WHAT YOU WILL DO — Each line from the top of the listing through the one holding "from matplotlib.ticker import MultipleLocator" should be restated word for word, with nothing added and no pictures.

BEGIN PROVIDED DATA

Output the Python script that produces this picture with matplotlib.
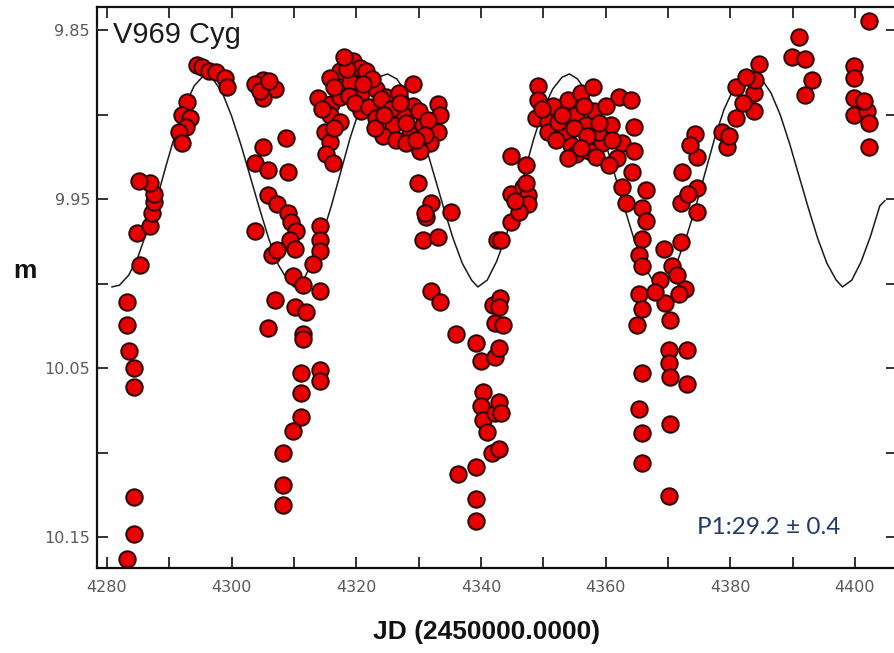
import matplotlib
matplotlib.use("Agg")
import matplotlib.pyplot as plt
from matplotlib.ticker import MultipleLocator

# ---- observations (JD - 2450000, magnitude) ----
obs_jd = [
    4283.2, 4283.2, 4283.5, 4284.3, 4284.3, 4284.3, 4284.3, 4283.2,
    4285.3, 4284.8, 4286.9, 4287.2, 4287.5, 4287.5, 4286.9, 4285.1,
    4292.8, 4292.0, 4293.4, 4292.6, 4291.5, 4292.0,
    4294.4, 4295.2, 4296.3, 4297.5, 4299.0, 4299.2,
    4305.1, 4306.9, 4305.1, 4303.8, 4304.5, 4306.0,
    4308.8, 4305.1, 4303.7, 4305.9, 4309.1,
    4305.9, 4307.2, 4309.1, 4309.6, 4310.4, 4303.7, 4309.4, 4310.2, 4306.4, 4307.2,
    4314.2, 4314.2, 4314.2, 4313.1,
    4309.9, 4311.5, 4314.2, 4306.9, 4310.2, 4312.0, 4305.9, 4311.5, 4311.5,
    4311.2, 4314.2, 4314.2, 4311.2, 4311.2, 4309.9, 4308.3, 4308.3, 4308.3,
    4317.4, 4319.5, 4320.6, 4319.0, 4315.8, 4313.9, 4316.0, 4317.4, 4315.8, 4317.4,
    4315.0, 4315.8, 4315.2, 4316.3, 4320.8, 4320.8,
    4318.5, 4316.5, 4318.8, 4314.5, 4316.5, 4319.8,
    4321.6, 4323.2, 4322.1, 4324.8, 4326.9, 4329.1, 4329.1, 4327.5, 4325.9, 4324.3,
    4326.4, 4328.6, 4330.7, 4333.1, 4333.4, 4333.1, 4331.8, 4330.2, 4328.0, 4323.2,
    4322.5, 4324.0, 4325.5, 4327.0, 4328.0, 4330.0, 4331.5, 4323.0, 4321.0, 4318.0,
    4331.0, 4329.5, 4324.5,
    4329.9, 4332.0, 4331.2, 4335.2, 4330.7, 4333.1, 4332.0, 4333.4, 4331.0,
    4336.0, 4339.2, 4340.0, 4342.2, 4341.9, 4342.2, 4342.5, 4343.0, 4342.9, 4343.5,
    4340.3, 4340.0, 4340.3, 4342.2, 4341.7, 4339.2, 4336.3, 4339.2, 4339.2, 4342.9,
    4342.9, 4343.2, 4342.9, 4341.0,
    4343.2, 4344.8, 4344.8, 4346.7, 4347.5, 4347.5, 4347.2, 4344.8, 4347.2, 4346.1, 4345.5,
    4349.1, 4349.1, 4348.8, 4350.7, 4350.8, 4353.9, 4355.2, 4356.0, 4357.9, 4354.4,
    4355.2, 4358.2, 4356.9, 4359.5, 4362.2, 4357.4, 4360.9, 4362.7, 4353.1, 4352.3,
    4358.8, 4361.9, 4362.7, 4363.3,
    4351.5, 4353.0, 4355.0, 4356.5, 4357.0, 4359.0, 4360.0, 4361.0, 4358.5, 4352.0,
    4354.0, 4356.0, 4360.5, 4349.8,
    4364.0, 4364.5, 4364.5, 4364.2, 4366.4, 4365.8, 4366.4, 4365.8, 4365.4, 4365.8,
    4365.4, 4365.8, 4365.1, 4365.8, 4365.3, 4365.8, 4365.8,
    4369.4, 4372.1, 4370.7, 4368.8, 4372.8, 4371.7, 4369.6, 4370.4, 4370.1, 4373.1,
    4370.1, 4370.4, 4373.1, 4370.4, 4370.1, 4371.5, 4368.0,
    4374.4, 4374.6, 4372.2, 4374.6, 4372.1, 4374.6, 4373.2, 4373.5,
    4379.5, 4378.7, 4380.9, 4380.9, 4383.8, 4383.8, 4384.6, 4384.0, 4382.0, 4382.5, 4379.8,
    4391.0, 4389.9, 4392.0, 4393.1, 4392.0,
    4402.2, 4399.8, 4399.8, 4399.8, 4399.8, 4401.9, 4402.2, 4402.2, 4401.5,
]
obs_mag = [
    10.011, 10.0245, 10.040, 10.050, 10.061, 10.126, 10.148, 10.163,
    9.989, 9.970, 9.966, 9.9585, 9.952, 9.947, 9.9404, 9.9394,
    9.8926, 9.900, 9.902, 9.9075, 9.9106, 9.917,
    9.871, 9.872, 9.8745, 9.875, 9.8787, 9.884,
    9.8798, 9.8851, 9.8904, 9.8819, 9.886, 9.880,
    9.9138, 9.9192, 9.9287, 9.933, 9.934,
    9.9479, 9.9532, 9.9585, 9.9638, 9.9692, 9.9692, 9.9745, 9.9798, 9.983, 9.980,
    9.966, 9.9745, 9.981, 9.9883,
    9.9957, 10.001, 10.0043, 10.0096, 10.0139, 10.017, 10.0266, 10.0298, 10.033,
    10.0532, 10.0511, 10.0575, 10.0649, 10.0787, 10.0873, 10.100, 10.1192, 10.1309,
    9.8745, 9.8681, 9.8723, 9.8809, 9.8787, 9.8904, 9.8936, 9.8894, 9.900, 9.9043,
    9.9106, 9.916, 9.9234, 9.9287, 9.8872, 9.8979,
    9.873, 9.884, 9.889, 9.897, 9.908, 9.893,
    9.8745, 9.8851, 9.8958, 9.8894, 9.887, 9.8819, 9.8947, 9.900, 9.9064, 9.9128,
    9.9149, 9.9117, 9.9064, 9.8936, 9.900, 9.9106, 9.917, 9.9213, 9.917, 9.9021,
    9.879, 9.891, 9.897, 9.893, 9.905, 9.898, 9.903, 9.908, 9.882, 9.866,
    9.912, 9.915, 9.900,
    9.9404, 9.9521, 9.9607, 9.9575, 9.9745, 9.9724, 10.0043, 10.0107, 9.958,
    10.0298, 10.0351, 10.0458, 10.0436, 10.0128, 10.0234, 9.9745, 10.0085, 10.0139, 10.0245,
    10.0639, 10.0724, 10.0809, 10.0766, 10.100, 10.1085, 10.1128, 10.1277, 10.1405, 10.0383,
    10.0702, 10.0766, 10.0979, 10.088,
    9.9745, 9.9638, 9.9468, 9.9426, 9.9479, 9.9532, 9.9404, 9.9245, 9.9298, 9.9575, 9.951,
    9.883, 9.8915, 9.9021, 9.9043, 9.9106, 9.8915, 9.900, 9.8872, 9.884, 9.918,
    9.9234, 9.8979, 9.9064, 9.917, 9.8894, 9.9213, 9.9064, 9.917, 9.9106, 9.9043,
    9.9106, 9.9255, 9.9426, 9.9521,
    9.895, 9.900, 9.908, 9.895, 9.913, 9.905, 9.895, 9.915, 9.925, 9.915,
    9.926, 9.920, 9.930, 9.897,
    9.8915, 9.9075, 9.9213, 9.934, 9.9447, 9.9553, 9.9628, 9.9734, 9.983, 9.9894,
    10.0064, 10.0149, 10.0245, 10.0532, 10.0745, 10.0883, 10.1064,
    9.9798, 9.9756, 9.9894, 9.9979, 10.0032, 10.0064, 10.0117, 10.0213, 10.0394, 10.0394,
    10.0468, 10.0553, 10.0596, 10.083, 10.1256, 9.995, 10.005,
    9.9117, 9.925, 9.934, 9.9436, 9.9521, 9.9575, 9.9468, 9.918,
    9.9192, 9.9106, 9.9021, 9.884, 9.8872, 9.8979, 9.8702, 9.8798, 9.893, 9.878, 9.913,
    9.8543, 9.866, 9.867, 9.8798, 9.8883,
    9.8447, 9.8713, 9.8787, 9.8904, 9.900, 9.8979, 9.9053, 9.9192, 9.892,
]

# ---- fitted light curve ----
fit_jd = [
    4280.8, 4282.0, 4283.5, 4285.0, 4286.5, 4288.0, 4289.5, 4291.0, 4292.5, 4294.0,
    4295.5, 4297.0, 4298.5, 4300.0, 4301.5, 4303.0, 4304.5, 4306.0, 4307.5, 4309.0,
    4310.0, 4311.5, 4313.0, 4314.5, 4316.0, 4317.5, 4319.0, 4320.5, 4322.0, 4323.5,
    4325.0, 4326.5, 4328.0, 4329.5, 4331.0, 4332.5, 4334.0, 4335.5, 4337.0, 4338.5,
    4339.5, 4341.0, 4342.5, 4344.0, 4345.5, 4347.0, 4348.5, 4350.0, 4351.5, 4353.0,
    4354.2, 4355.5, 4357.0, 4358.5, 4360.0, 4361.5, 4363.0, 4364.5, 4366.0, 4367.5,
    4368.7, 4370.0, 4371.5, 4373.0, 4374.5, 4376.0, 4377.5, 4379.0, 4380.5, 4382.0,
    4383.5, 4385.0, 4386.5, 4388.0, 4389.5, 4391.0, 4392.5, 4394.0, 4395.5, 4397.0,
    4398.0, 4399.5, 4401.0, 4402.5, 4404.0, 4404.8,
]
fit_mag = [
    10.002, 10.001, 9.995, 9.984, 9.968, 9.950, 9.930, 9.911, 9.895, 9.883,
    9.877, 9.879, 9.887, 9.901, 9.918, 9.937, 9.956, 9.974, 9.989, 9.998,
    10.002, 9.998, 9.987, 9.972, 9.954, 9.934, 9.914, 9.897, 9.885, 9.878,
    9.876, 9.879, 9.887, 9.900, 9.917, 9.936, 9.955, 9.973, 9.988, 9.998,
    10.002, 9.998, 9.987, 9.972, 9.954, 9.934, 9.914, 9.897, 9.885, 9.878,
    9.876, 9.879, 9.887, 9.900, 9.917, 9.936, 9.955, 9.973, 9.988, 9.998,
    10.002, 9.998, 9.987, 9.972, 9.954, 9.934, 9.914, 9.897, 9.885, 9.878,
    9.876, 9.879, 9.887, 9.900, 9.917, 9.936, 9.955, 9.973, 9.988, 9.998,
    10.002, 9.998, 9.987, 9.972, 9.954, 9.951,
]

x_major = [4280, 4300, 4320, 4340, 4360, 4380, 4400]
x_major_labels = ["4280", "4300", "4320", "4340", "4360", "4380", "4400"]
y_major = [9.85, 9.95, 10.05, 10.15]
y_major_labels = ["9.85", "9.95", "10.05", "10.15"]

W, H = 895, 653
fig = plt.figure(figsize=(W / 100, H / 100), dpi=100)
ax_l, ax_r, ax_t, ax_b = 97, 897, 7, 568
ax = fig.add_axes([ax_l / W, 1 - ax_b / H, (ax_r - ax_l) / W, (ax_b - ax_t) / H])

ax.plot(fit_jd, fit_mag, color="#1a1a1a", lw=1.1, zorder=1)
ax.scatter(obs_jd, obs_mag, s=140, facecolor="#e80000", edgecolor="#2a0000",
           linewidths=1.4, zorder=2)

ax.set_xlim(4278.4, 4406.75)
ax.set_ylim(10.1683, 9.8364)

ax.set_xticks(x_major)
ax.set_xticklabels(x_major_labels)
ax.xaxis.set_minor_locator(MultipleLocator(10))
ax.set_yticks(y_major)
ax.set_yticklabels(y_major_labels)
ax.yaxis.set_minor_locator(MultipleLocator(0.05))

for which in ("major", "minor"):
    ax.tick_params(axis="both", which=which, direction="in", length=8, width=1.2,
                   top=True, right=True, color="#111111")
ax.tick_params(axis="both", which="major", labelsize=11.5, labelcolor="#5a5a5a", pad=5)
ax.tick_params(axis="x", which="major", pad=9)
for lab in ax.get_xticklabels() + ax.get_yticklabels():
    lab.set_family("DejaVu Sans")

for sp in ax.spines.values():
    sp.set_linewidth(1.6)
    sp.set_color("#111111")

fig.text(25 / W, 1 - 271 / H, "m", fontsize=19, fontweight="bold",
         family="Liberation Sans", ha="center", va="center", color="#111111")
fig.text(487 / W, 1 - 632 / H, "JD (2450000.0000)", fontsize=19, fontweight="bold",
         family="Liberation Sans", ha="center", va="center", color="#111111")

ax.text(0.02, 0.936, "V969 Cyg", transform=ax.transAxes, fontsize=21,
        family="Liberation Sans", color="#1a1a1a", ha="left", va="baseline")
ax.text(0.75, 0.061, "P1:29.2 \u00b1 0.4", transform=ax.transAxes, fontsize=17.5,
        family="Lato", color="#203a6a", ha="left", va="baseline")

fig.savefig("out.png", dpi=100)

END PROVIDED DATA

ANSWER TO THIS PROBLEM —
Output the Python script that produces this picture with matplotlib.
import matplotlib
matplotlib.use("Agg")
import matplotlib.pyplot as plt
from matplotlib.ticker import MultipleLocator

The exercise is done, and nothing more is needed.